State loan-to-deposit ratios for 2020 are now public, replacing last year’s ratios, to help to determine whether a bank may establish or buy a branch (or branches) without triggering prohibitions on doing so primarily for producing deposits.
The ratios – issued for all 50 states plus the District of Columbia, Guam, Puerto Rico and the U.S. Virgin Islands – exclude wholesale or limited-purpose Community Reinvestment Act (CRA)-designated banks, credit card banks and special-purpose banks. They are based on data as of June 30, 2019.
Released Tuesday by the federal banking agencies, the ratios inform a process the agencies use to test compliance with statutory requirements. (Those requirements also prohibit branches of banks controlled by out-of-state bank holding companies from operating primarily for the production of deposits.)

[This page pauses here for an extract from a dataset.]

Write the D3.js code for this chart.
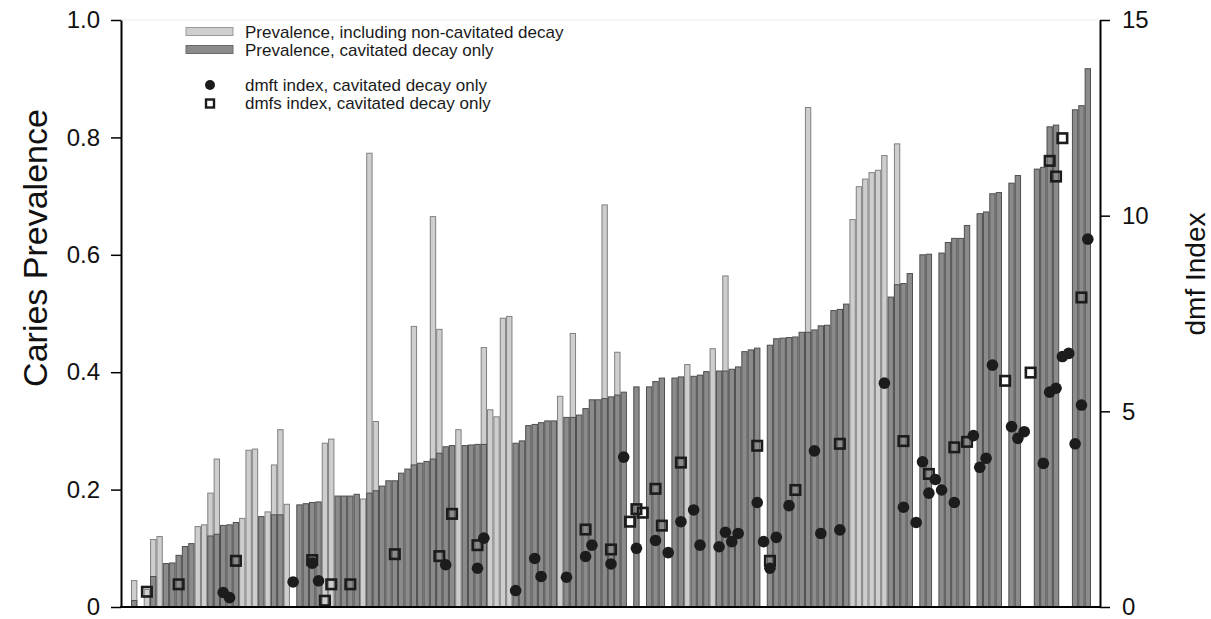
<!DOCTYPE html>
<html>
<head>
<meta charset="utf-8">
<script src="https://cdn.jsdelivr.net/npm/d3@7"></script>
<style>
	body { margin: 0; background: #fff; }
	svg { display: block; font-family: Arial, "Liberation Sans", sans-serif; }
</style>
</head>
<body>
<div id="chart"></div>
<script>
// one slot per study, sorted by cavitated prevalence (null = not reported)
var cavitated = [
	0.011, null, null, 0.052, null, 0.074, 0.075, 0.088, 0.103, 0.108,
	null, null, 0.121, 0.124, 0.139, 0.140, 0.144, null, null, null,
	0.154, null, 0.157, 0.157, null, null, 0.174, 0.176, 0.178, 0.179,
	null, null, 0.189, 0.189, 0.189, 0.192, null, 0.194, 0.198, 0.206,
	0.215, 0.215, 0.228, 0.235, 0.242, 0.245, 0.248, 0.252, 0.262, 0.273,
	0.275, null, 0.275, 0.276, 0.277, 0.277, null, null, null, null,
	0.279, 0.283, 0.309, 0.311, 0.314, 0.317, 0.317, null, 0.323, 0.323,
	0.327, 0.338, 0.353, 0.353, 0.355, 0.358, 0.361, 0.366, null, 0.375,
	null, 0.375, 0.384, 0.390, null, 0.390, 0.392, null, 0.393, 0.395,
	0.401, null, 0.402, 0.402, 0.405, 0.409, 0.435, 0.438, 0.441, null,
	0.446, 0.457, 0.458, 0.459, 0.460, 0.468, 0.468, 0.472, 0.479, 0.480,
	0.505, 0.507, 0.516, null, null, null, null, null, null, 0.528,
	0.549, 0.551, 0.568, null, 0.600, 0.601, null, 0.603, 0.621, 0.628,
	0.628, 0.650, null, 0.670, 0.673, 0.704, 0.706, null, 0.722, 0.735,
	null, null, 0.746, 0.749, 0.818, 0.821, null, null, 0.847, 0.854,
	0.917
];

var inclNonCavitated = [
	0.045, null, 0.030, 0.115, 0.120, null, null, null, null, null,
	0.137, 0.140, 0.194, 0.252, null, null, null, 0.151, 0.267, 0.269,
	null, 0.162, 0.242, 0.302, 0.175, null, null, null, null, null,
	0.279, 0.286, null, null, null, null, 0.184, 0.773, 0.316, null,
	null, null, null, null, 0.478, null, null, 0.665, 0.473, null,
	null, 0.302, null, null, null, 0.442, 0.336, 0.324, 0.492, 0.495,
	null, null, null, null, null, null, null, 0.359, null, 0.466,
	null, null, null, null, 0.685, null, 0.434, null, null, null,
	null, null, null, null, null, null, null, 0.413, null, null,
	null, 0.440, null, 0.564, null, null, null, null, null, null,
	null, null, null, null, null, null, 0.851, null, null, null,
	null, null, null, 0.660, 0.716, 0.729, 0.740, 0.744, 0.769, null,
	0.789, null, null, null, null, null, null, null, null, null,
	null, null, null, null, null, null, null, null, null, null,
	null, null, null, null, null, null, null, null, null, null,
	null
];

var dmft = [
	null, null, null, null, null, null, null, null, null, null,
	null, null, null, null, 0.37, 0.24, null, null, null, null,
	null, null, null, null, null, 0.64, null, null, 1.12, 0.67,
	null, null, null, null, null, null, null, null, null, null,
	null, null, null, null, null, null, null, null, null, 1.08,
	null, null, null, null, 0.99, 1.76, null, null, null, null,
	0.42, null, null, 1.24, 0.78, null, null, null, 0.76, null,
	null, 1.29, 1.58, null, null, 1.10, null, 3.83, null, 1.50,
	null, null, 1.70, null, 1.39, null, 2.18, null, 2.48, 1.58,
	null, null, 1.54, 1.91, 1.67, 1.88, null, null, 2.67, 1.67,
	0.99, 1.78, null, 2.59, null, null, null, 3.99, 1.88, null,
	null, 1.97, null, null, null, null, null, null, 5.72, null,
	null, 2.55, null, 2.16, 3.71, 2.91, 3.26, 2.99, null, 2.67,
	null, null, 4.38, 3.57, 3.80, 6.18, null, null, 4.61, 4.31,
	4.48, null, null, 3.67, 5.49, 5.59, 6.40, 6.48, 4.17, 5.16,
	9.40
];

var dmfs = [
	null, null, 0.39, null, null, null, null, 0.58, null, null,
	null, null, null, null, null, null, 1.18, null, null, null,
	null, null, null, null, null, null, null, null, 1.20, null,
	0.16, 0.58, null, null, 0.58, null, null, null, null, null,
	null, 1.35, null, null, null, null, null, null, 1.30, null,
	2.38, null, null, null, 1.58, null, null, null, null, null,
	null, null, null, null, null, null, null, null, null, null,
	null, 1.98, null, null, null, 1.47, null, null, 2.18, 2.50,
	2.41, null, 3.02, 2.08, null, null, 3.69, null, null, null,
	null, null, null, null, null, null, null, null, 4.12, null,
	1.18, null, null, null, 2.99, null, null, null, null, null,
	null, 4.17, null, null, null, null, null, null, null, null,
	null, 4.24, null, null, null, 3.40, null, null, null, 4.08,
	null, 4.22, null, null, null, null, null, 5.78, null, null,
	null, 5.99, null, null, 11.40, 11.00, 11.98, null, null, 7.91,
	null
];

var prevTicks = [0, 0.2, 0.4, 0.6, 0.8, 1.0],
	dmfTicks = [0, 5, 10, 15],
	legendLabels = [
		"Prevalence, including non-cavitated decay",
		"Prevalence, cavitated decay only",
		"dmft index, cavitated decay only",
		"dmfs index, cavitated decay only"
	];

// layout
var w = 1211,
	h = 619,
	plotLeft = 121,
	plotRight = 1100,
	plotTop = 20,
	plotBottom = 607,
	lightFill = "#cecece",
	lightStroke = "#808080",
	darkFill = "#8b8b8b",
	darkStroke = "#4e4e4e",
	markColor = "#1c1c1c";

var svg = d3.select("#chart").append("svg")
	.attr("width", w)
	.attr("height", h);

var x = d3.scaleBand()
	.domain(d3.range(cavitated.length))
	.range([131, 1091])
	.paddingInner(0);

var yPrev = d3.scaleLinear().domain([0, 1]).range([plotBottom, plotTop]);
var yDmf = d3.scaleLinear().domain([0, 15]).range([plotBottom, plotTop]);

var toPoints = function(arr) {
	var out = [];
	arr.forEach(function(v, i) {
		if (v !== null) out.push({i: i, v: v});
	});
	return out;
};

// faint frame line along the top
svg.append("line")
	.attr("x1", plotLeft).attr("x2", plotRight)
	.attr("y1", plotTop).attr("y2", plotTop)
	.attr("stroke", "#ececec")
	.attr("stroke-width", 1);

// bars: the lighter (incl. non-cavitated) bar sits behind the cavitated one
svg.append("g").selectAll("rect")
	.data(toPoints(inclNonCavitated))
	.enter().append("rect")
	.attr("x", function(d) { return x(d.i) + 0.5; })
	.attr("y", function(d) { return yPrev(d.v); })
	.attr("width", x.bandwidth() - 1)
	.attr("height", function(d) { return plotBottom - yPrev(d.v); })
	.attr("fill", lightFill)
	.attr("stroke", lightStroke)
	.attr("stroke-width", 1);

svg.append("g").selectAll("rect")
	.data(toPoints(cavitated))
	.enter().append("rect")
	.attr("x", function(d) { return x(d.i) + 0.5; })
	.attr("y", function(d) { return yPrev(d.v); })
	.attr("width", x.bandwidth() - 1)
	.attr("height", function(d) { return plotBottom - yPrev(d.v); })
	.attr("fill", darkFill)
	.attr("stroke", darkStroke)
	.attr("stroke-width", 1);

// dmfs squares, then dmft circles on top
var sq = 9.5;
svg.append("g").selectAll("rect")
	.data(toPoints(dmfs))
	.enter().append("rect")
	.attr("x", function(d) { return x(d.i) + x.bandwidth() / 2 - sq / 2; })
	.attr("y", function(d) { return yDmf(d.v) - sq / 2; })
	.attr("width", sq)
	.attr("height", sq)
	.attr("fill", "none")
	.attr("stroke", markColor)
	.attr("stroke-width", 2.6);

svg.append("g").selectAll("circle")
	.data(toPoints(dmft))
	.enter().append("circle")
	.attr("cx", function(d) { return x(d.i) + x.bandwidth() / 2; })
	.attr("cy", function(d) { return yDmf(d.v); })
	.attr("r", 5.8)
	.attr("fill", markColor);

// axes
var leftAxis = svg.append("g")
	.attr("transform", "translate(" + plotLeft + ",0)")
	.call(d3.axisLeft(yPrev)
		.tickValues(prevTicks)
		.tickSize(10)
		.tickSizeOuter(0)
		.tickPadding(11)
		.tickFormat(function(d) { return d === 0 ? "0" : d3.format(".1f")(d); }));

var rightAxis = svg.append("g")
	.attr("transform", "translate(" + plotRight + ",0)")
	.call(d3.axisRight(yDmf)
		.tickValues(dmfTicks)
		.tickSize(10)
		.tickSizeOuter(0)
		.tickPadding(12));

[leftAxis, rightAxis].forEach(function(ax) {
	ax.select(".domain").attr("stroke", "#000").attr("stroke-width", 2);
	ax.selectAll(".tick line").attr("stroke", "#000").attr("stroke-width", 1.5);
	ax.selectAll(".tick text")
		.attr("fill", "#111")
		.style("font-size", "24px")
		.style("font-family", "Arial, 'Liberation Sans', sans-serif");
});

svg.append("line")
	.attr("x1", plotLeft - 1).attr("x2", plotRight + 1)
	.attr("y1", plotBottom).attr("y2", plotBottom)
	.attr("stroke", "#000")
	.attr("stroke-width", 2);

// axis titles
svg.append("text")
	.attr("transform", "translate(47,248) rotate(-90)")
	.attr("text-anchor", "middle")
	.style("font-size", "34px")
	.attr("fill", "#111")
	.text("Caries Prevalence");

svg.append("text")
	.attr("transform", "translate(1205,274) rotate(-90)")
	.attr("text-anchor", "middle")
	.style("font-size", "28px")
	.attr("fill", "#111")
	.text("dmf Index");

// legend
var legend = svg.append("g");
legend.append("rect")
	.attr("x", 186).attr("y", 27.5).attr("width", 47).attr("height", 8)
	.attr("fill", lightFill).attr("stroke", "#9a9a9a").attr("stroke-width", 1);
legend.append("rect")
	.attr("x", 186).attr("y", 45.5).attr("width", 47).attr("height", 8)
	.attr("fill", darkFill).attr("stroke", "#6a6a6a").attr("stroke-width", 1);
legend.append("circle")
	.attr("cx", 210).attr("cy", 85).attr("r", 5)
	.attr("fill", markColor);
legend.append("rect")
	.attr("x", 206).attr("y", 99.5).attr("width", 8).attr("height", 8)
	.attr("fill", "none").attr("stroke", markColor).attr("stroke-width", 2.4);

var legendY = [37.5, 55.5, 90.5, 109];
legend.selectAll("text")
	.data(legendLabels)
	.enter().append("text")
	.attr("x", 245)
	.attr("y", function(d, i) { return legendY[i]; })
	.style("font-size", "17px")
	.attr("fill", "#1a1a1a")
	.text(function(d) { return d; });
</script>
</body>
</html>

The second compliance step is determining if a bank’s statewide loan-to-deposit ratio is less than one-half of the published ratio for that state or if data are not available at the bank to conduct the first step, the agencies stated. The second step requires the appropriate federal banking agency to determine whether the bank is reasonably helping to meet the credit needs of the communities served by the bank’s interstate branches.
A bank failing both steps is in violation of section 109 and is subject to sanctions by the appropriate agency, according to the agencies.
New Jersey has among the highest of the ratios, at 102%; Delaware has among the lowest at 59% (although the Virgin Islands clock in at 42%).